Tuesday, February 17, 2009

Not so tough

T.C. Boyle's Greasy Lake is an interesting story of three guys that think they are tough. They smoke, drink, keep tire irons under their seats (to look tough), and go down to Greasy Lake to hang out. They're bad... So they think. 
They realize they are not quite so tough when they actually get themselves into trouble. They get beat up, almost rape someone, and stumble across a dead man floating in the lake. 
These college boys realize that this is NOT their lives. 

After looking back on the story, it seems like when they stumble across the dead man in the lake (while the car is being destroyed), the boys realize that if they continue down this path, this is where they will end up. 
They realize that they aren't really as tough as they have always thought. 

I've come across this in real life, having friends that think they are ridiculously tough, thinking they could fight anyone. And then something happens and really snaps you into reality, making you realize that you just aren't as tough as you might have always thought. 

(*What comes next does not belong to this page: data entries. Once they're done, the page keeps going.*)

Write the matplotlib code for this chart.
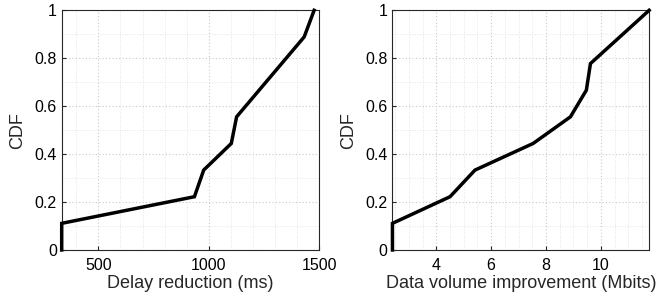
import matplotlib
matplotlib.use("Agg")
import matplotlib.pyplot as plt
import numpy as np
from matplotlib.ticker import MultipleLocator

plt.rcParams['font.family'] = ['Liberation Sans', 'DejaVu Sans']

delay_ms = [334, 935, 977, 1102, 1126, 1228, 1330, 1432, 1477]
volume_mbits = [2.4, 4.5, 5.41, 7.53, 8.89, 9.47, 9.62, 10.69, 11.76]
cdf_levels = [0, 1/9, 2/9, 3/9, 4/9, 5/9, 6/9, 7/9, 8/9, 1]


def ecdf_xy(vals):
    v = sorted(vals)
    x = [v[0]] + v
    return x, cdf_levels


fig = plt.figure(figsize=(6.72, 3.03), dpi=100)
ax1 = fig.add_axes([0.0918, 0.175, 0.3832, 0.791])
ax2 = fig.add_axes([0.584, 0.175, 0.382, 0.791])

specs = [
    (ax1, delay_ms, 'Delay reduction (ms)', (334, 1500), 100, [500, 1000, 1500]),
    (ax2, volume_mbits, 'Data volume improvement (Mbits)', (2.4, 11.76), 0.5, [4, 6, 8, 10]),
]

for ax, vals, xlabel, xlim, mnr, ticks in specs:
    x, y = ecdf_xy(vals)
    ax.plot(x, y, color='black', lw=2.5, solid_joinstyle='miter', clip_on=False, zorder=5)
    ax.set_xlim(*xlim)
    ax.set_ylim(0, 1)
    ax.set_xticks(ticks)
    ax.xaxis.set_minor_locator(MultipleLocator(mnr))
    ax.set_yticks([0, 0.2, 0.4, 0.6, 0.8, 1])
    ax.set_yticklabels(['0', '0.2', '0.4', '0.6', '0.8', '1'])
    ax.yaxis.set_minor_locator(MultipleLocator(0.1))
    ax.grid(True, which='major', color='#c8c8c8', linestyle=(0, (1, 2)), lw=0.8)
    ax.grid(True, which='minor', color='#dcdcdc', linestyle=(0, (1, 2)), lw=0.6)
    ax.tick_params(which='both', direction='in', top=False, right=False, labelsize=11.5, color='#262626')
    ax.tick_params(which='major', length=3)
    ax.tick_params(axis='x', which='major', pad=6)
    ax.tick_params(which='minor', length=0)
    for s in ax.spines.values():
        s.set_color('#262626')
        s.set_linewidth(0.8)
    ax.set_xlabel(xlabel, fontsize=13, labelpad=1, color='#262626')
    ax.set_ylabel('CDF', fontsize=13, labelpad=6, color='#262626')
    ax.set_axisbelow(True)

fig.savefig('out.png', dpi=100)
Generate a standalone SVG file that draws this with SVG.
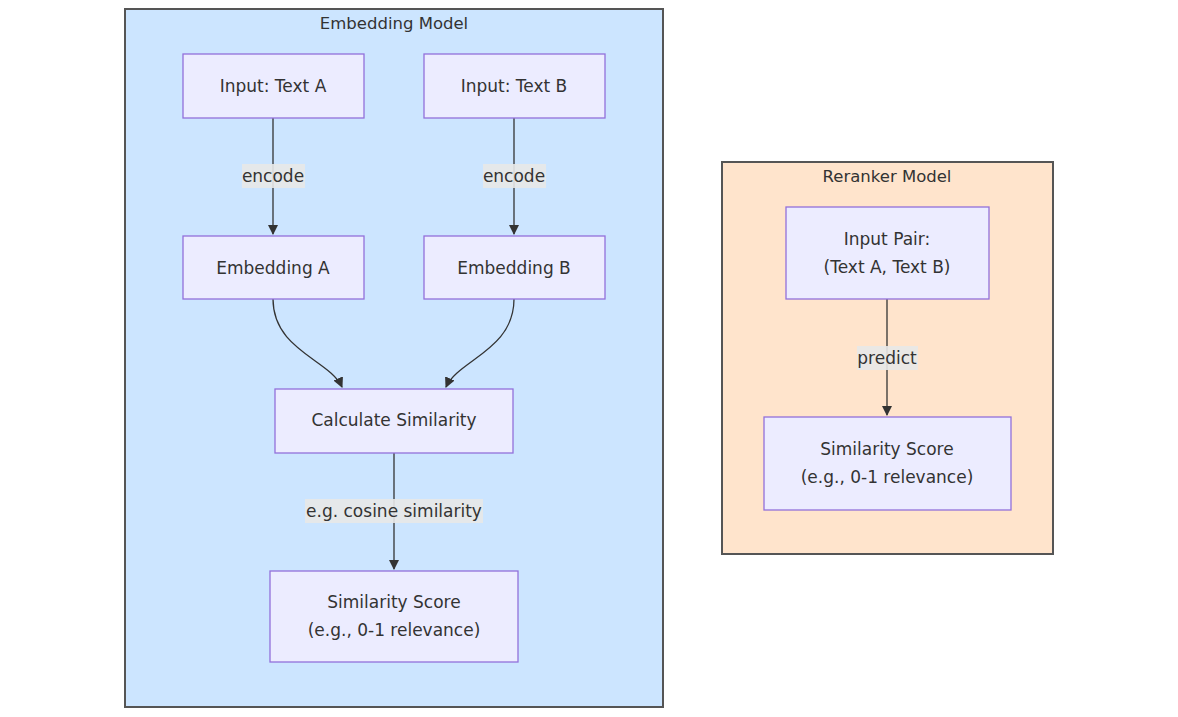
<svg xmlns="http://www.w3.org/2000/svg" width="1178" height="717" viewBox="0 0 1178 717">
<defs>
<marker id="arr" viewBox="0 0 10 10" refX="9" refY="5" markerWidth="8" markerHeight="8" orient="auto"><path d="M0,0L10,5L0,10z" fill="#333"/></marker>
<style>
.node rect{fill:#ECECFF;stroke:#9370DB;stroke-width:1.3}
text{font-family:"DejaVu Sans","Liberation Sans",sans-serif;font-size:17px;fill:#333;text-anchor:middle;dominant-baseline:central}
.c text{font-size:16.5px}
.e path{fill:none;stroke:#333;stroke-width:1.3;marker-end:url(#arr)}
.lb{fill:#e8e8e8;opacity:0.9}
</style>
</defs>
<rect width="1178" height="717" fill="#fff"/>
<g id="embedding-model" class="c"><rect x="125" y="9" width="538" height="698" fill="#cce5ff" stroke="#555" stroke-width="2"/><text x="394" y="23">Embedding Model</text></g>
<g id="reranker-model" class="c"><rect x="722" y="162" width="331" height="392" fill="#ffe4cc" stroke="#555" stroke-width="2"/><text x="887" y="176">Reranker Model</text></g>
<g id="edges" class="e">
<path d="M273,118V234"/>
<path d="M514,118V234"/>
<path d="M273,299C273,350 330,360 342,387"/>
<path d="M514,299C514,350 458,360 446,387"/>
<path d="M394,453V569"/>
<path d="M887,299V415"/>
<rect class="lb" x="242" y="164" width="63" height="24"/><text x="273" y="176">encode</text>
<rect class="lb" x="483" y="164" width="63" height="24"/><text x="514" y="176">encode</text>
<rect class="lb" x="305" y="499" width="178" height="24"/><text x="394" y="511">e.g. cosine similarity</text>
<rect class="lb" x="857" y="346" width="61" height="24"/><text x="887" y="358">predict</text>
</g>
<g id="inA" class="node"><rect x="183" y="54" width="181" height="64"/><text x="273" y="86">Input: Text A</text></g>
<g id="inB" class="node"><rect x="424" y="54" width="181" height="64"/><text x="514" y="86">Input: Text B</text></g>
<g id="embA" class="node"><rect x="183" y="236" width="181" height="63"/><text x="273" y="268">Embedding A</text></g>
<g id="embB" class="node"><rect x="424" y="236" width="181" height="63"/><text x="514" y="268">Embedding B</text></g>
<g id="calc" class="node"><rect x="275" y="389" width="238" height="64"/><text x="394" y="420">Calculate Similarity</text></g>
<g id="score1" class="node"><rect x="270" y="571" width="248" height="91"/><text x="394" y="602">Similarity Score</text><text x="394" y="630">(e.g., 0-1 relevance)</text></g>
<g id="pair" class="node"><rect x="786" y="207" width="203" height="92"/><text x="887" y="239">Input Pair:</text><text x="887" y="267">(Text A, Text B)</text></g>
<g id="score2" class="node"><rect x="764" y="417" width="247" height="93"/><text x="887" y="449">Similarity Score</text><text x="887" y="477">(e.g., 0-1 relevance)</text></g>
</svg>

Thursday, February 12, 2009

You'll Never be Great

In Jamaica Kincaid's Girl, she goes on and on about all of the things that she has been constantly taught all of her life by her mother. Washing clothes on Monday, only doing certain things on Sundays, not doing other things on Sundays, not being a slut, catching fish, bullying men, how to smile at different people, and so on. The mother is teaching the girl how to be an adult, how to take care of herself, and how to make it in the world without her mother there. 
At the end of the story, the narrator questions her mother about the bread and "what if the baker won't let me feel the bread?" The statement here is not necessarily important, but what her mother says and the meaning behind it is: "you mean to say that after all you are really going to be the kind of woman who the baker won't let near the bread?"
Her mother goes on and on about how to be a woman, but at the first question, she shows that she has no faith in her daughter. She does not believe that her daughter will grow up to be a "good woman," and do the things and act the way she should. 
It seems like the author is truly scarred by this experience (as I would be), always being told what to do. Her mother expected weakness. To not have your mother's faith would be a terrible feeling- knowing that she did not expect you to succeed... awful.